For colouring the white edges and for touch-ups, I use a cheap watercolour set, and water colour pencils (often called water soluble pencils as well). The pencils can be quite expensive, but they are very useful and last a long time.

The pencils I use on all my models for the white cut edges (and in the case of buildings to hide the printed fold marks on the corners of buildings), and I will also use them on this model as well to fix the “scale patterns” at joins.

The pencils can be used like an ordinary pencil, or moistened. The lines or shading drawn can also be worked over with a wet brush to soften or blur the effect.

I always varnish my models before I cut out – the varnish as well as protecting and preventing splitting on folds, also assists me in enabling me to wipe off watercolors if they are wrong. I always varnish the finished models as well to protect the watercolors.

Photo 1 Shows (from left to right) the watercolor paints, watercolor pencils, the Arkansas whetstone which I mentioned in an earlier post (used to sharpen my blades), and some shaping tools I picked up in a craft shop.

The Arkansas whetstone I dropped with the result about a quarter of an inch broke off – but it is still serviceable.

The shaping tools on the right are normally used with a soft pad to shape paper flower petals.

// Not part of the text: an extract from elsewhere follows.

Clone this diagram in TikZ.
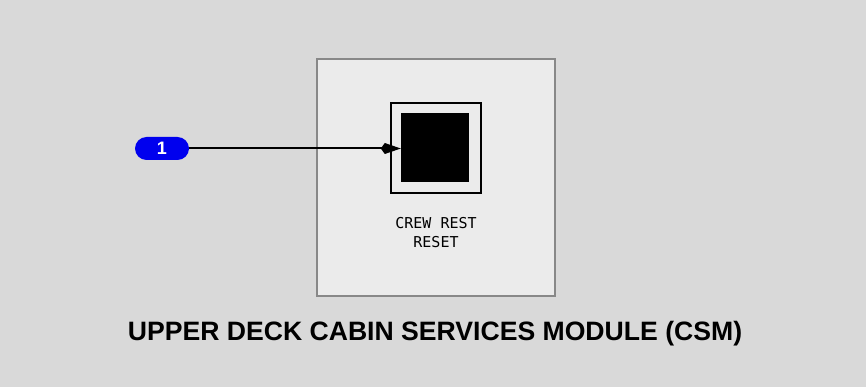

I found the soft pad useless and just use a hard surface (my cutting board).

In a model like this one with compound folds, the shapes often end up with little sharpish “peaks” - these tools are useful for burnishing the inside of the model parts to smooth out the “peaks” and also rounden curved areas. I use them after the parts have been glued. They can also be used very effectively to smooth out joins.